Mother's Work is Never Done

The above title is the name of a chapter written in a children's book, What Do People Do All Day? by Richard Scarry. This picture book of illustrated animals features various chapters describing life, occupations, and activities in Busytown. This one chapter in particular speaks about a cute family of pigs, showing all the household chores Mother Pig would do in a day, from the time she wakes up till she goes to bed at night.
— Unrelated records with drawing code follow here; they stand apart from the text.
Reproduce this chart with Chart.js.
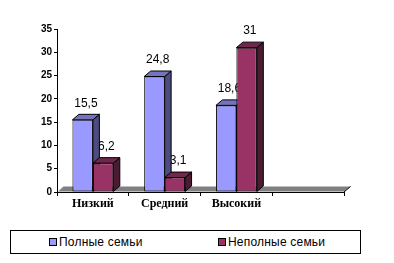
<!DOCTYPE html>
<html>
<head>
<meta charset="utf-8">
<script src="https://cdn.jsdelivr.net/npm/chart.js@4/dist/chart.umd.min.js"></script>
<style>
html,body{margin:0;padding:0;background:#fff;}
#wrap{position:relative;width:394px;height:263px;}
#c{position:absolute;left:0;top:0;}
#legend{position:absolute;left:10px;top:230px;width:349px;height:22px;border:1px solid #000;box-sizing:content-box;font:12px "Liberation Sans",Arial,sans-serif;color:#000;letter-spacing:0.2px;}
.item{position:absolute;top:4px;line-height:14px;white-space:nowrap;}
.sw{display:inline-block;width:6px;height:6px;border:1px solid #000;margin-right:2px;vertical-align:0px;}
</style>
</head>
<body>
<div id="wrap">
<canvas id="c" width="394" height="225"></canvas>
<div id="legend"></div>
</div>
<script>
const categories = ['Низкий', 'Средний', 'Высокий', ''];
const seriesNames = ['Полные семьи', 'Неполные семьи'];
const fullFamilies = [15.5, 24.8, 18.6, null];
const incompleteFamilies = [6.2, 3.1, 31, null];
const yMin = 0, yMax = 35, yStep = 5;

const frontColors = ['#9999FF', '#993366'];
const sideColors = ['#4C4C80', '#4D1A33'];
const topColors = ['#7373C0', '#73264D'];
const DX = 6.5, DY = 5.5;

const fmt = v => String(v).replace('.', ',');

const threeD = {
  id: 'threeD',
  beforeDatasetsDraw(chart) {
    const ctx = chart.ctx;
    const a = chart.chartArea;
    ctx.save();
    ctx.fillStyle = '#808080';
    ctx.beginPath();
    ctx.moveTo(a.left + 1, a.bottom - 0.5);
    ctx.lineTo(a.right, a.bottom - 0.5);
    ctx.lineTo(a.right + DX, a.bottom - DY);
    ctx.lineTo(a.left + DX, a.bottom - DY);
    ctx.closePath();
    ctx.fill();
    ctx.strokeStyle = '#000';
    ctx.lineWidth = 1;
    ctx.beginPath();
    ctx.moveTo(a.right, a.bottom);
    ctx.lineTo(a.right + DX, a.bottom - DY);
    ctx.stroke();
    ctx.fillStyle = '#000';
    ctx.font = '12px "Liberation Sans", Arial, sans-serif';
    ctx.textAlign = 'center';
    ctx.textBaseline = 'middle';
    chart.data.datasets.forEach((ds, i) => {
      const meta = chart.getDatasetMeta(i);
      meta.data.forEach((el, j) => {
        const v = ds.data[j];
        if (v === null || v === undefined) return;
        ctx.fillText(fmt(v), el.x + DX / 2, el.y - 16.5);
      });
    });
    chart.data.datasets.forEach((ds, i) => {
      const meta = chart.getDatasetMeta(i);
      meta.data.forEach((el, j) => {
        const v = ds.data[j];
        if (v === null || v === undefined) return;
        const l = el.x - el.width / 2, r = el.x + el.width / 2;
        const t = el.y, b = el.base;
        ctx.strokeStyle = '#000';
        ctx.lineWidth = 1;
        ctx.fillStyle = sideColors[i];
        ctx.beginPath();
        ctx.moveTo(r, t);
        ctx.lineTo(r + DX, t - DY);
        ctx.lineTo(r + DX, b - DY);
        ctx.lineTo(r, b);
        ctx.closePath();
        ctx.fill();
        ctx.stroke();
        ctx.fillStyle = topColors[i];
        ctx.beginPath();
        ctx.moveTo(l, t);
        ctx.lineTo(l + DX, t - DY);
        ctx.lineTo(r + DX, t - DY);
        ctx.lineTo(r, t);
        ctx.closePath();
        ctx.fill();
        ctx.stroke();
      });
    });
    ctx.restore();
  }
};

new Chart(document.getElementById('c'), {
  type: 'bar',
  data: {
    labels: categories,
    datasets: [
      { label: seriesNames[0], data: fullFamilies, backgroundColor: frontColors[0], borderColor: '#000', borderWidth: 1, borderSkipped: false, barPercentage: 1, categoryPercentage: 0.57 },
      { label: seriesNames[1], data: incompleteFamilies, backgroundColor: frontColors[1], borderColor: '#000', borderWidth: 1, borderSkipped: false, barPercentage: 1, categoryPercentage: 0.57 }
    ]
  },
  options: {
    responsive: false,
    animation: false,
    layout: { padding: { left: 0, right: 50, top: 29, bottom: 0 } },
    plugins: { legend: { display: false }, tooltip: { enabled: false } },
    scales: {
      x: {
        grid: { display: true, drawOnChartArea: false, color: '#000', tickLength: 4, offset: true },
        border: { display: true, color: '#000' },
        ticks: { color: '#000', padding: 1, font: { family: '"Liberation Serif", "Times New Roman", serif', size: 12, weight: 'bold' } },
        afterFit: s => { s.height = 33; }
      },
      y: {
        min: yMin, max: yMax,
        ticks: { stepSize: yStep, color: '#000', padding: 2, font: { family: '"Liberation Sans", Arial, sans-serif', size: 10, weight: 'bold' } },
        grid: { display: true, drawOnChartArea: false, color: '#000', tickLength: 3 },
        border: { display: true, color: '#000' },
        afterFit: s => { s.width = 57; }
      }
    }
  },
  plugins: [threeD]
});

const legend = document.getElementById('legend');
const legendX = [38, 207];
seriesNames.forEach((name, i) => {
  const d = document.createElement('div');
  d.className = 'item';
  d.style.left = legendX[i] + 'px';
  const sw = document.createElement('span');
  sw.className = 'sw';
  sw.style.background = frontColors[i];
  d.appendChild(sw);
  d.appendChild(document.createTextNode(name));
  legend.appendChild(d);
});
</script>
</body>
</html>
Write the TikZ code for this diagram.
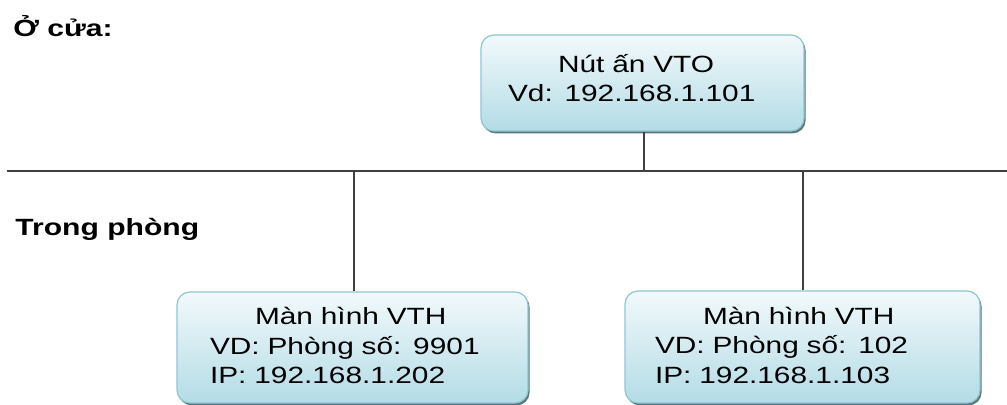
\documentclass[tikz,border=0pt]{standalone}
\usepackage{fontspec}
\setmainfont{Liberation Sans}[FakeStretch=1.27]
\newfontfamily\headfont{Liberation Sans}[FakeStretch=1.28]
\usetikzlibrary{shadows}

\definecolor{boxtop}{HTML}{F2F9FB}
\definecolor{boxbot}{HTML}{B3DCE6}
\definecolor{boxline}{HTML}{8FC6D4}
\definecolor{boxshadow}{HTML}{4A6870}
\definecolor{wire}{HTML}{404040}

\tikzset{
  vtbox/.style={draw=boxline, line width=0.6pt, rounded corners=6.5pt,
                top color=boxtop, bottom color=boxbot,
                drop shadow={shadow xshift=0.8pt, shadow yshift=-1.2pt, fill=boxshadow, opacity=0.9},
                align=left, inner ysep=0pt,
                font=\fontsize{11.75}{14.75}\selectfont},
  zone/.style={anchor=base west, inner sep=0pt, font=\headfont\bfseries\fontsize{11.75}{14}\selectfont},
  wireline/.style={draw=wire, line width=1pt}
}

\begin{document}
\begin{tikzpicture}[x=0.5pt, y=-0.5pt]
\useasboundingbox (0,0) rectangle (1007,405);

\node[zone] (door) at (13,37) {Ở cửa:};
\node[zone] (room) at (15,236) {Trong phòng};

\node[vtbox, minimum height=48pt, inner xsep=13.5pt, text width=134.5pt, text depth=20pt] (vto) at (642.5,83)
  {\hspace{25pt}Nút ấn VTO\\Vd: 192.168.1.101};
\node[vtbox, minimum height=55.5pt, inner xsep=16.5pt, text width=142.5pt, text depth=31.5pt] (vth1) at (352.5,347.5)
  {\hspace{22.5pt}Màn hình VTH\\VD: Phòng số: 9901\\IP: 192.168.1.202};
\node[vtbox, minimum height=56pt, inner xsep=15pt, text width=147.5pt, text depth=31.5pt] (vth2) at (802.5,347)
  {\hspace{24pt}Màn hình VTH\\VD: Phòng số: 102\\IP: 192.168.1.103};

\coordinate (busL) at (7,171.5);
\coordinate (busR) at (1007,171.5);
\path[wireline] (busL) -- (busR);
\path[wireline] ([xshift=0.75pt]vto.south) -- ([xshift=0.75pt]vto.south |- busL);
\path[wireline] ([xshift=0.75pt]vth1.north) -- ([xshift=0.75pt]vth1.north |- busL);
\path[wireline] (vth2.north) -- (vth2.north |- busL);
\end{tikzpicture}
\end{document}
There's a lot in the story that would probably be considered politically incorrect today, but my brother and I used to love hearing the story when we were very young - and my mum loved reading it to us... probably because it served as a gentle reminder of all she did to run our happy household. Little did the three of us know back then, however, just the extent of our mother's "work" to come very soon, and the fact that even now, it is never done.

Where to begin?

Living in Montreal at the time, and two months shy of my 12th birthday, I lost my father to cancer. His diagnosis was sudden and he was only given weeks to live... although did survive three months longer. At the time, my brother and I were not told of the extent of my dad's illness, and my mum always tried to keep a brave face when she'd come home from visiting him in the hospital. 

Needless to say, my mother was thrown into a whirlwind of the uncertain - both before and after my dad's passing. Accompanying her grief, there were a lot of decisions she had to make for our family moving forward, and in a span of just a few months after my father's passing, there were many changes for all three of us.

While my brother and I visited my aunts in London, England that summer, my mother was busy moving our home from Montreal to Toronto. She then looked for work and got a job as a Montessori teacher, for which she had to first train for a full year. So, come September, my brother and I stayed on in England and went to a boarding school while my mum went to Italy for her training. Basically in a span of 6 months, we were all separated from each other.

I think it's safe to say that it was the toughest year of my mother's life, and I often wonder how I would've handled the situation if I was in her shoes: losing my husband, separating from my children, moving to another city, and then heading to a foreign country for a year to take an intense course - not knowing the language or what my living conditions would be.

My mum was a graceful warrior. She had fight - taking those hard but necessary steps to help find eventual stability and security for our family. It's that fight, plus her immense faith that kept her going, even in the darkest days when she was ready to give up.

When that long year passed, the three of us boarded a plane back to Toronto and eventually settled into our new life. Of course it was still met with various challenges throughout the years, but through it all, my mum has been the glue that has kept the three of us close, even now... 41 years later after my dad has passed. Sure, the three of us each continue to bring something to the "table" to maintain our amazing and close dynamic, but there's no denying the unconditional love, nurturing, sacrifice, and cheerful joy (even through the tears) our mother has shown us that has helped our lives take root. For this I will forever be grateful. She continues to be a source of strength, light, and comfort, and is still very much needed. For this I always feel blessed for having her.

My mother's "work" is so beyond any household chores. My mother's "work" is in just being... and that can never be done.